Festejamos hoy a San Juan de Ávila, el patrón del clero secular español. Un santo al que su identidad sacerdotal envolvía de tal manera que todo su quehacer pastoral era hablar al corazón de quien le escuchaba, llamarle a la conversión y enamorarle de Cristo, con el que se sentía hondamente identificado.
No es un santo antiguo. La santidad, de hecho, no es jamás pieza de museo u objeto a colocar en una vitrina para contemplarla ociosamente. La santidad, realidad siempre moderna, es una llamada apremiante, al cumplimiento de la voluntad de Dios, aprovechando las gracias que el Espíritu Santo derrama en la Iglesia.
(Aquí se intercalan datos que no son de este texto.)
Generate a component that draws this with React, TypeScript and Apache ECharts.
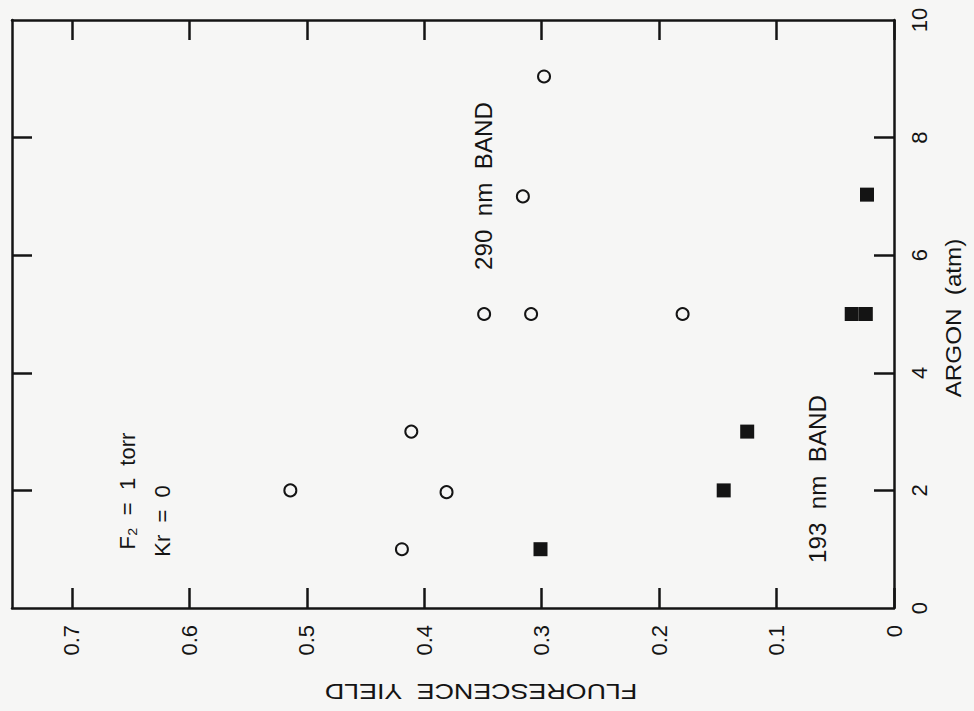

Y aunque San Juan de Ávila promovió las vocaciones laicales y a la vida consagrada, su modo de vida, sus gozos y sus esperanzas, sus tristezas y angustias hacen de él muy específicamente un referente para los sacerdotes. Era un apasionado de Dios, austero en los bienes materiales, lleno de fe, de entusiasmo evangelizador y de caridad pastoral.
Al evocar hoy su figura, que es una riqueza del patrimonio común del santoral español, grande en aquellos siglos de esplendor en que la fe era como la seña de identidad, nuestra Iglesia diocesana rinde homenaje merecido a sus sacerdotes, hoy especialmente a aquellos que cumplen sus bodas de platino, diamante, oro o plata en el servicio pastoral a los diocesanos.
Os pido, queridos diocesanos, que tengáis un recuerdo especial para nuestros sacerdotes que han dado y siguen dando todo para vivir esta vocación hermosa del sacerdocio. Rezad por ellos, agradeciendo este don recibido y pidiendo al Señor que sean santos y vayan configurándose con Cristo, sumo y eterno sacerdote. El sacerdote sale de la comunidad y vuelve a ella para servirla. Y como San Juan de Ávila ha de buscar, con vuestro apoyo y ayuda, imitar el amor de Cristo en el acompañamiento de las personas que le han sido confiadas en el ministerio sacerdotal.